More still. According to the NYTimes, the "grave breaches" section is several pages long. If anyone sees that list I would be seriously interested. I'll wager right now that we can find holes that can be "interpreted" under Geneva to do some horrific things.

That was always the problem with this "clarity" argument, that in listing specific prohibitions, it opens the door to exploitation and corruption of Geneva's intent.)

4 Comments:

  • So do you think this was all a set-up - that a few 'rebel' Republicans opposed the White House? And their big compromise ISN'T but we are too stupid to understand?

    What did Bush do to these rebels to get them to change their tune???
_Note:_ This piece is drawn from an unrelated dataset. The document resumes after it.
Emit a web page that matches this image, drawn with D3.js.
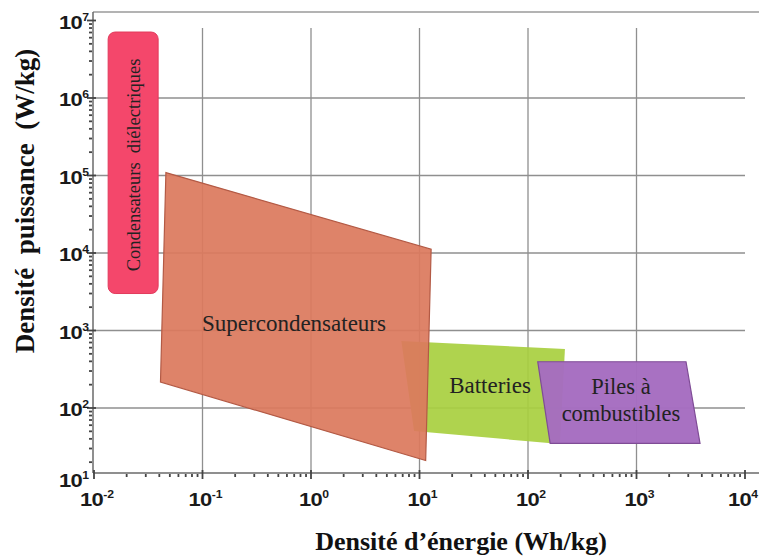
<!DOCTYPE html>
<html><head><meta charset="utf-8">
<script src="https://cdn.jsdelivr.net/npm/d3@7"></script>
<style>body{margin:0;background:#fff}svg{display:block}</style>
</head><body>
<svg id="c" width="759" height="556"></svg>
<script>
// ---- data (energy density Wh/kg, power density W/kg) ----
const xTickExps = [-2, -1, 0, 1, 2, 3, 4];
const yTickExps = [1, 2, 3, 4, 5, 6, 7];
const regionNames = ["Condensateurs  diélectriques", "Supercondensateurs", "Batteries", "Piles à combustibles"];
const condEnergy = [0.0135, 0.039];
const condPower = [3000, 7.1e6];
const superEnergy = [0.046, 12.8, 11.4, 0.041];
const superPower = [1.09e5, 1.12e4, 21, 216];
const battEnergy = [6.8, 219, 197, 8.9];
const battPower = [733, 577, 34.3, 50.5];
const pileEnergy = [123, 2860, 3850, 160];
const pilePower = [395, 395, 35, 35];
const xTitle = "Densité d’énergie (Wh/kg)";
const yTitle = "Densité  puissance  (W/kg)";

const svg = d3.select("#c");
const x = d3.scaleLog().domain([1e-2, 1e4]).range([94, 745]);
const y = d3.scaleLog().domain([1e1, 1e7]).range([485.5, 20.5]);
const axisY = 473, axisX = 93;
const serif = "'Liberation Serif', 'Times New Roman', serif";
const sans = "'Liberation Sans', Arial, sans-serif";

// frame
svg.append("line").attr("x1", axisX).attr("x2", 759).attr("y1", 12).attr("y2", 12)
  .attr("stroke", "#9a9a9a").attr("stroke-width", 1.5);

// grid
const g = svg.append("g");
[-1, 0, 1, 2, 3].forEach(e => {
  g.append("line").attr("x1", x(10 ** e)).attr("x2", x(10 ** e)).attr("y1", 28).attr("y2", axisY)
    .attr("stroke", "#8f8f8f").attr("stroke-width", 1.3);
});
[2, 3, 4, 5, 6].forEach(e => {
  g.append("line").attr("x1", axisX).attr("x2", 745).attr("y1", y(10 ** e)).attr("y2", y(10 ** e))
    .attr("stroke", "#8f8f8f").attr("stroke-width", 1.3);
});

// axes lines
svg.append("line").attr("x1", axisX).attr("x2", axisX).attr("y1", 12).attr("y2", axisY)
  .attr("stroke", "#6a6a6a").attr("stroke-width", 1.5);
svg.append("line").attr("x1", axisX).attr("x2", 759).attr("y1", axisY).attr("y2", axisY)
  .attr("stroke", "#6a6a6a").attr("stroke-width", 1.5);

// minor ticks
const tk = svg.append("g").attr("stroke", "#444").attr("stroke-width", 1.8);
for (let e = -2; e < 4; e++) for (let m = 2; m <= 9; m++) {
  const xv = x(m * 10 ** e);
  tk.append("line").attr("x1", xv).attr("x2", xv).attr("y1", axisY + 1).attr("y2", axisY + 4);
}
for (let e = 1; e < 7; e++) for (let m = 2; m <= 9; m++) {
  const yv = y(m * 10 ** e);
  if (yv > axisY) continue;
  tk.append("line").attr("x1", axisX - 4).attr("x2", axisX - 1).attr("y1", yv).attr("y2", yv);
}
xTickExps.forEach(e => {
  const xv = x(10 ** e);
  tk.append("line").attr("x1", xv).attr("x2", xv).attr("y1", axisY - 3).attr("y2", axisY + 6);
});
yTickExps.forEach(e => {
  const yv = y(10 ** e);
  if (yv > axisY) return;
  tk.append("line").attr("x1", axisX - 6).attr("x2", axisX + 3).attr("y1", yv).attr("y2", yv);
});

// tick labels (slightly widened like the reference)
function powLabel(tx, ty, anchor, e) {
  const t = svg.append("text").attr("transform", `translate(${tx},${ty}) scale(1.22,1)`)
    .attr("text-anchor", anchor).attr("font-family", sans)
    .attr("font-weight", "bold").attr("font-size", 18).attr("fill", "#1a1a1a");
  t.append("tspan").attr("letter-spacing", -0.5).text("10");
  t.append("tspan").attr("font-size", 10).attr("dy", -8).text(e);
}
xTickExps.forEach(e => powLabel(Math.min(x(10 ** e) + 3, 743), 506, "middle", e));
yTickExps.forEach(e => powLabel(89, Math.min(y(10 ** e) + 8, 487), "end", e));

// regions
const pts = (ex, py) => ex.map((v, i) => [x(v), y(py[i])]);
const line = d3.line();
svg.append("rect").attr("x", x(condEnergy[0])).attr("y", y(condPower[1]))
  .attr("width", x(condEnergy[1]) - x(condEnergy[0])).attr("height", y(condPower[0]) - y(condPower[1]))
  .attr("rx", 7).attr("fill", "#f4476b").attr("stroke", "#e23a5c").attr("stroke-width", 1);
svg.append("path").attr("d", line(pts(battEnergy, battPower)) + "Z")
  .attr("fill", "#a8cf3f").attr("fill-opacity", 0.92);
svg.append("path").attr("d", line(pts(superEnergy, superPower)) + "Z")
  .attr("fill", "#dc7a5e").attr("fill-opacity", 0.93).attr("stroke", "#b35a45").attr("stroke-width", 1.2);
svg.append("path").attr("d", line(pts(pileEnergy, pilePower)) + "Z")
  .attr("fill", "#a56cc0").attr("fill-opacity", 0.97).attr("stroke", "#7f4c96").attr("stroke-width", 1.2);

// region labels
svg.append("text").attr("transform", `translate(140,165) rotate(-90)`)
  .attr("text-anchor", "middle").attr("font-family", serif).attr("font-size", 18.5).attr("fill", "#222")
  .style("white-space", "pre").text(regionNames[0]);
svg.append("text").attr("x", 294).attr("y", 331).attr("text-anchor", "middle")
  .attr("font-family", serif).attr("font-size", 23).attr("fill", "#222").text(regionNames[1]);
svg.append("text").attr("x", 490).attr("y", 393).attr("text-anchor", "middle")
  .attr("font-family", serif).attr("font-size", 23).attr("fill", "#222").text(regionNames[2]);
const pl = svg.append("text").attr("text-anchor", "middle").attr("font-family", serif)
  .attr("font-size", 22.5).attr("fill", "#222");
pl.append("tspan").attr("x", 621).attr("y", 394).text("Piles à");
pl.append("tspan").attr("x", 621).attr("y", 421).text("combustibles");

// axis titles
svg.append("text").attr("x", 461).attr("y", 550).attr("text-anchor", "middle")
  .attr("font-family", serif).attr("font-weight", "bold").attr("font-size", 26).attr("fill", "#111").text(xTitle);
svg.append("text").attr("transform", "translate(34,201) rotate(-90)").attr("text-anchor", "middle")
  .attr("font-family", serif).attr("font-weight", "bold").attr("font-size", 27).attr("fill", "#111")
  .style("white-space", "pre").text(yTitle);
</script>
</body></html>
    By Blogger Ptelea, at 11:32 PM  

  • Oh goodie I can't wait.

    This means we are going to win the War on Terror now, right?

    Riiiight.

    "If you can't beat 'em, join 'em." I knew there was a reason I always hated that expression.

    By Blogger Praguetwin, at 1:37 AM  

  • Nice.

    By Blogger Reality-Based Educator, at 7:28 AM  

  • ptelea, I've never been able to decide.

    After the whole thing with the McCain "torture amendment" I found it impossible to believe that the White House would bring this conflict without running it by McCain/Graham first, but now, looking at the outcome, I'm beginning to think they brought it public to up the pressure on McCain.

    He has spoken repeatedly about the calls and pressure he has been feeling from the Republican base, and with his presidential ambition hanging in the balance, the White House might have gone public to utilize that pressure to break what had been a behind the scenes deadlock.

    I don't know. I have never figured out the politics of this.

    Sumo, yes and no. I keep feeling like we can't go any farther, but we do.

    Praguetwin, this legislation only allows you to beat' em.